India probing Turkey’s additional duties on textiles

Amiti Sen New Delhi | Updated on January 11, 2018

Likely to discuss the issue bilaterally if discrepancies with WTO rules found

New Delhi is examining in detail the additional customs duties imposed by Turkey on a range of textiles and garments items from countries including India to see if they violated World Trade Organisation (WTO) norms.

The increased duties were imposed in 2011 following a safeguard investigation, but there are reasons to believe that Turkey might not have followed the prescribed criteria for imposition of safeguard duties as they are not applicable on all countries, a government official told BusinessLine.

“For Indian exporters, the imposition of the additional duties resulted in a sharp increase in levies for textiles and garments from 8 per cent and 12 per cent to 28 per cent and 42 per cent respectively. This has been a big disincentive for Indian exporters to expand in the Turkish market. Since there is no move yet to discontinue the duties, we have to find out if these are valid under WTO,” the official said.

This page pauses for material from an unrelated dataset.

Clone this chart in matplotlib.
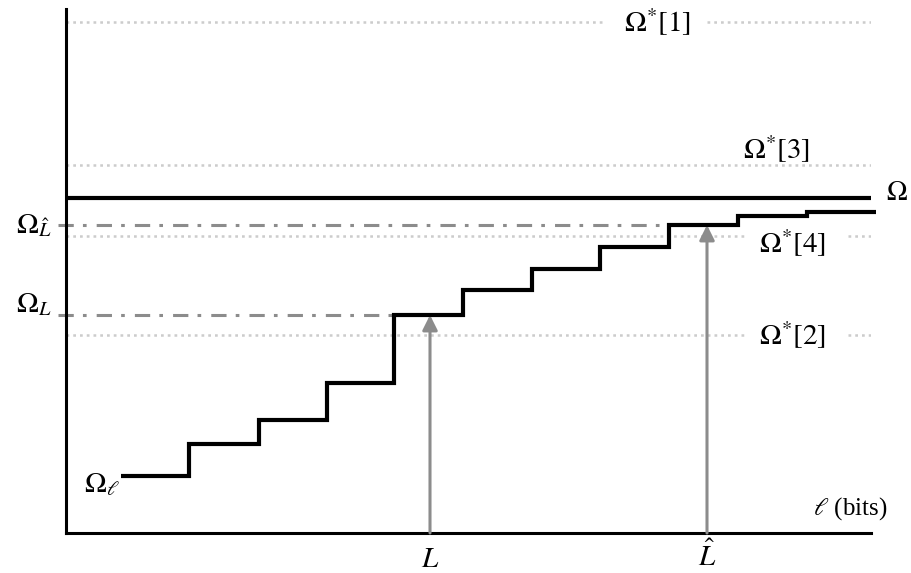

India’s garments exports to Turkey declined from $650 million in 2011-12 to $340 million in 2016-17 while textiles exports increased marginally from $330 million to $430 million in the same period.

Officials believe that Turkey’s attempt to pass off the additional customs duty as a safeguard duty (allowed under the WTO framework) may not work as it was not uniformly applied on all countries.

‘Discriminatory levy’

“The additional duties are not imposed on EU members or Turkey’s free trade agreement partners. Hence they may be discriminatory,” official said.

Moreover, safeguard duties are imposed when it is conclusively proved by the imposing country that increased imports were hurting the domestic industry. “Turkey, to the best of our knowledge, has not submitted proofs of increase in imports and its impact on domestic companies. We have to examine this as well,” the official said.

A decision on the next mode of action for India would be taken after the Commerce Ministry concludes its investigation and comes to a conclusion.

“If it is concluded that Turkey is flouting WTO norms, then we may want to hold a bilateral consultation before flagging the issue at the WTO. We have been able to settle disputes through consultation in the past as well,” the official said.